#### [Material]

------------------------

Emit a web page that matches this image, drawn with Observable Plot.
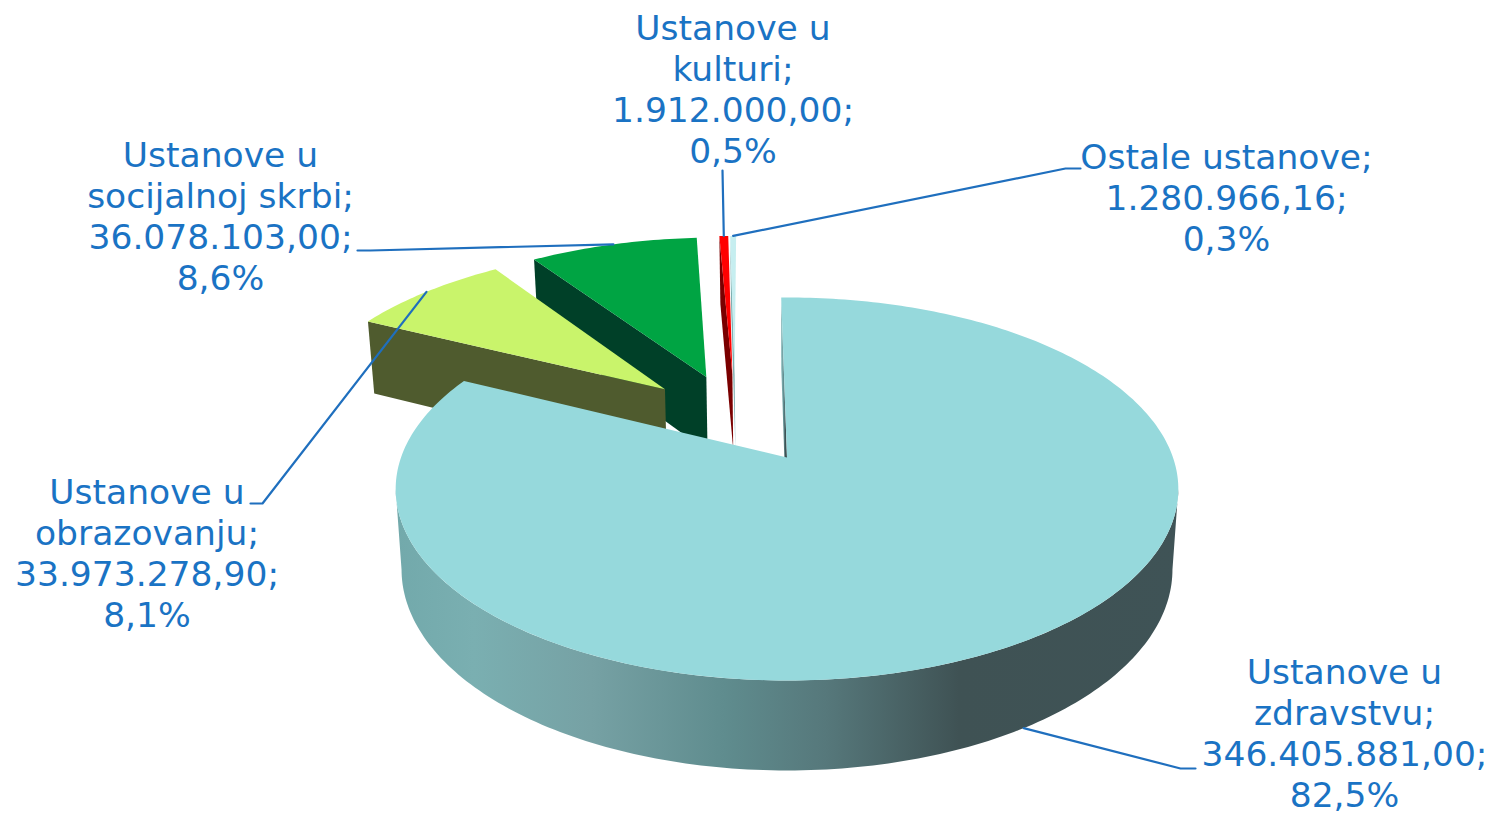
<!DOCTYPE html>
<html>
<head>
<meta charset="utf-8">
<script src="https://cdn.jsdelivr.net/npm/d3@7"></script>
<script src="https://cdn.jsdelivr.net/npm/@observablehq/plot@0.6"></script>
<style>
html,body{margin:0;padding:0;background:#fff;overflow:hidden}
svg{display:block}
</style>
</head>
<body>
<div id="chart"></div>
<script>
// --- data ---
const categories = ["Ustanove u\nzdravstvu;", "Ustanove u\nobrazovanju;", "Ustanove u\nsocijalnoj skrbi;", "Ustanove u\nkulturi;", "Ostale ustanove;"];
const amounts = [346405881.00, 33973278.90, 36078103.00, 1912000.00, 1280966.16];

// --- styles ---
const topColors = ["#96D9DC", "#C9F46B", "#00A443", "#FF0000", "#C6EEF0"];
const wallColors = ["url(#mainWall)", "#4F5B2E", "#004028", "#7A0000", "#7FB0B2"];
const textColor = "#1A73C4";
const lineColor = "#1F6FBE";

// --- layout (label centres and the label-side bends of the leaders) ---
const labelX = [1344, 146.5, 220, 732.5, 1226];
const labelY = [732, 552, 215, 87.5, 196];
const leaderBends = [
  [[1180, 768], [1195, 768]],
  [[262, 503], [250, 503]],
  [[370, 250], [357, 250]],
  [[722, 170]],
  [[1065, 168], [1080, 168]]
];

// --- 3D pie projection ---
const view = {x0: 786.5, y0: 457, b: 386, a: 186.3, k: 0.1645, explode: 0.26, startDeg: -1, bottomScale: 0.985};
const rad = d => d * Math.PI / 180;
function project(u, v) {
  const w = 1 + view.k * v;
  return {x: view.x0 + view.b * u / w, y: view.y0 - view.a * v / w};
}
function drop(p) { // the same point on the lower face of the disc
  return {x: view.x0 + (p.x - view.x0) * view.bottomScale, y: p.y + 90 - 0.05 * (680 - p.y)};
}
// rim angles at which the projected disc is widest: the wall is visible between them
const frontFrom = Math.acos(-view.k) * 180 / Math.PI;
const frontTo = 360 - frontFrom;

const total = d3.sum(amounts);
let cum = view.startDeg;
const slices = amounts.map((value, i) => {
  const start = cum, sweep = value / total * 360;
  cum += sweep;
  return {i, value, start, end: cum, mid: start + sweep / 2};
});
// the largest slice stays at the origin; the disc centre is found from its offset
const c = {u: -view.explode * Math.sin(rad(slices[0].mid)), v: -view.explode * Math.cos(rad(slices[0].mid))};
slices.forEach(s => {
  s.cu = c.u + view.explode * Math.sin(rad(s.mid));
  s.cv = c.v + view.explode * Math.cos(rad(s.mid));
  s.apex = project(s.cu, s.cv);
  s.at = deg => project(s.cu + Math.sin(rad(deg)), s.cv + Math.cos(rad(deg)));
  s.arc = (a, b) => {
    const n = Math.max(2, Math.ceil(Math.abs(b - a)));
    return d3.range(n + 1).map(j => s.at(a + (b - a) * j / n));
  };
});

const faces = [];
[...slices].reverse().forEach(s => {
  // cut wall on the starting side
  const outer = s.at(s.start);
  faces.push({points: [outer, s.apex, drop(s.apex), drop(outer)], fill: wallColors[s.i]});
  // outer wall on the visible front of the disc
  const a = Math.max(s.start, frontFrom), b = Math.min(s.end, frontTo);
  if (b > a) {
    const rim = s.arc(a, b);
    faces.push({points: [...rim, ...rim.map(drop).reverse()], fill: wallColors[s.i]});
  }
  // top face
  faces.push({points: [s.apex, ...s.arc(s.start, s.end)], fill: topColors[s.i]});
});

const fmt = d3.formatLocale({decimal: ",", thousands: ".", grouping: [3]}).format(",.2f");
const labels = slices.map(s => ({
  x: labelX[s.i],
  y: labelY[s.i],
  text: `${categories[s.i]}\n${fmt(s.value)};\n${(s.value / total * 100).toFixed(1).replace(".", ",")}%`
}));
const leaders = slices.map(s => {
  const m = s.at(s.mid);
  const anchor = Math.cos(rad(s.mid)) < 0 ? drop(m) : m;
  return [anchor, ...leaderBends[s.i].map(([x, y]) => ({x, y}))];
});

const wallStops = [[0, "#72A9AB"], [0.1, "#7AAFB1"], [0.25, "#76A1A4"], [0.42, "#5F8C8E"], [0.55, "#56787B"], [0.72, "#3F5254"], [1, "#3F5356"]];
const defs = () => {
  const d = d3.create("svg:defs");
  const g = d.append("linearGradient").attr("id", "mainWall").attr("x1", 0).attr("x2", 1).attr("y1", 0).attr("y2", 0);
  wallStops.forEach(([o, col]) => g.append("stop").attr("offset", o).attr("stop-color", col));
  return d.node();
};

const chart = Plot.plot({
  width: 1492,
  height: 814,
  margin: 0,
  style: {background: "#fff"},
  x: {domain: [0, 1492], range: [0, 1492], axis: null},
  y: {domain: [0, 814], range: [0, 814], axis: null},
  marks: [
    defs,
    ...faces.map(f => Plot.line(f.points, {x: "x", y: "y", fill: f.fill, stroke: "none", curve: "linear"})),
    ...leaders.map(l => Plot.line(l, {x: "x", y: "y", stroke: lineColor, strokeWidth: 2.2, curve: "linear"})),
    Plot.text(labels, {
      x: "x", y: "y", text: "text",
      fontFamily: "'DejaVu Sans', Verdana, sans-serif",
      fontSize: 34.5, lineHeight: 1.19, fill: textColor, textAnchor: "middle"
    })
  ]
});
document.getElementById("chart").append(chart);
</script>
</body>
</html>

------------------------

#### [Written instruction]
Copy every line of the data exactly as written, excluding the pictures.

#### [The reply]
Emit a web page that matches this image, drawn with Observable Plot.
<!DOCTYPE html>
<html>
<head>
<meta charset="utf-8">
<script src="https://cdn.jsdelivr.net/npm/d3@7"></script>
<script src="https://cdn.jsdelivr.net/npm/@observablehq/plot@0.6"></script>
<style>
html,body{margin:0;padding:0;background:#fff;overflow:hidden}
svg{display:block}
</style>
</head>
<body>
<div id="chart"></div>
<script>
// --- data ---
const categories = ["Ustanove u\nzdravstvu;", "Ustanove u\nobrazovanju;", "Ustanove u\nsocijalnoj skrbi;", "Ustanove u\nkulturi;", "Ostale ustanove;"];
const amounts = [346405881.00, 33973278.90, 36078103.00, 1912000.00, 1280966.16];

// --- styles ---
const topColors = ["#96D9DC", "#C9F46B", "#00A443", "#FF0000", "#C6EEF0"];
const wallColors = ["url(#mainWall)", "#4F5B2E", "#004028", "#7A0000", "#7FB0B2"];
const textColor = "#1A73C4";
const lineColor = "#1F6FBE";

// --- layout (label centres and the label-side bends of the leaders) ---
const labelX = [1344, 146.5, 220, 732.5, 1226];
const labelY = [732, 552, 215, 87.5, 196];
const leaderBends = [
  [[1180, 768], [1195, 768]],
  [[262, 503], [250, 503]],
  [[370, 250], [357, 250]],
  [[722, 170]],
  [[1065, 168], [1080, 168]]
];

// --- 3D pie projection ---
const view = {x0: 786.5, y0: 457, b: 386, a: 186.3, k: 0.1645, explode: 0.26, startDeg: -1, bottomScale: 0.985};
const rad = d => d * Math.PI / 180;
function project(u, v) {
  const w = 1 + view.k * v;
  return {x: view.x0 + view.b * u / w, y: view.y0 - view.a * v / w};
}
function drop(p) { // the same point on the lower face of the disc
  return {x: view.x0 + (p.x - view.x0) * view.bottomScale, y: p.y + 90 - 0.05 * (680 - p.y)};
}
// rim angles at which the projected disc is widest: the wall is visible between them
const frontFrom = Math.acos(-view.k) * 180 / Math.PI;
const frontTo = 360 - frontFrom;

const total = d3.sum(amounts);
let cum = view.startDeg;
const slices = amounts.map((value, i) => {
  const start = cum, sweep = value / total * 360;
  cum += sweep;
  return {i, value, start, end: cum, mid: start + sweep / 2};
});
// the largest slice stays at the origin; the disc centre is found from its offset
const c = {u: -view.explode * Math.sin(rad(slices[0].mid)), v: -view.explode * Math.cos(rad(slices[0].mid))};
slices.forEach(s => {
  s.cu = c.u + view.explode * Math.sin(rad(s.mid));
  s.cv = c.v + view.explode * Math.cos(rad(s.mid));
  s.apex = project(s.cu, s.cv);
  s.at = deg => project(s.cu + Math.sin(rad(deg)), s.cv + Math.cos(rad(deg)));
  s.arc = (a, b) => {
    const n = Math.max(2, Math.ceil(Math.abs(b - a)));
    return d3.range(n + 1).map(j => s.at(a + (b - a) * j / n));
  };
});

const faces = [];
[...slices].reverse().forEach(s => {
  // cut wall on the starting side
  const outer = s.at(s.start);
  faces.push({points: [outer, s.apex, drop(s.apex), drop(outer)], fill: wallColors[s.i]});
  // outer wall on the visible front of the disc
  const a = Math.max(s.start, frontFrom), b = Math.min(s.end, frontTo);
  if (b > a) {
    const rim = s.arc(a, b);
    faces.push({points: [...rim, ...rim.map(drop).reverse()], fill: wallColors[s.i]});
  }
  // top face
  faces.push({points: [s.apex, ...s.arc(s.start, s.end)], fill: topColors[s.i]});
});

const fmt = d3.formatLocale({decimal: ",", thousands: ".", grouping: [3]}).format(",.2f");
const labels = slices.map(s => ({
  x: labelX[s.i],
  y: labelY[s.i],
  text: `${categories[s.i]}\n${fmt(s.value)};\n${(s.value / total * 100).toFixed(1).replace(".", ",")}%`
}));
const leaders = slices.map(s => {
  const m = s.at(s.mid);
  const anchor = Math.cos(rad(s.mid)) < 0 ? drop(m) : m;
  return [anchor, ...leaderBends[s.i].map(([x, y]) => ({x, y}))];
});

const wallStops = [[0, "#72A9AB"], [0.1, "#7AAFB1"], [0.25, "#76A1A4"], [0.42, "#5F8C8E"], [0.55, "#56787B"], [0.72, "#3F5254"], [1, "#3F5356"]];
const defs = () => {
  const d = d3.create("svg:defs");
  const g = d.append("linearGradient").attr("id", "mainWall").attr("x1", 0).attr("x2", 1).attr("y1", 0).attr("y2", 0);
  wallStops.forEach(([o, col]) => g.append("stop").attr("offset", o).attr("stop-color", col));
  return d.node();
};

const chart = Plot.plot({
  width: 1492,
  height: 814,
  margin: 0,
  style: {background: "#fff"},
  x: {domain: [0, 1492], range: [0, 1492], axis: null},
  y: {domain: [0, 814], range: [0, 814], axis: null},
  marks: [
    defs,
    ...faces.map(f => Plot.line(f.points, {x: "x", y: "y", fill: f.fill, stroke: "none", curve: "linear"})),
    ...leaders.map(l => Plot.line(l, {x: "x", y: "y", stroke: lineColor, strokeWidth: 2.2, curve: "linear"})),
    Plot.text(labels, {
      x: "x", y: "y", text: "text",
      fontFamily: "'DejaVu Sans', Verdana, sans-serif",
      fontSize: 34.5, lineHeight: 1.19, fill: textColor, textAnchor: "middle"
    })
  ]
});
document.getElementById("chart").append(chart);
</script>
</body>
</html>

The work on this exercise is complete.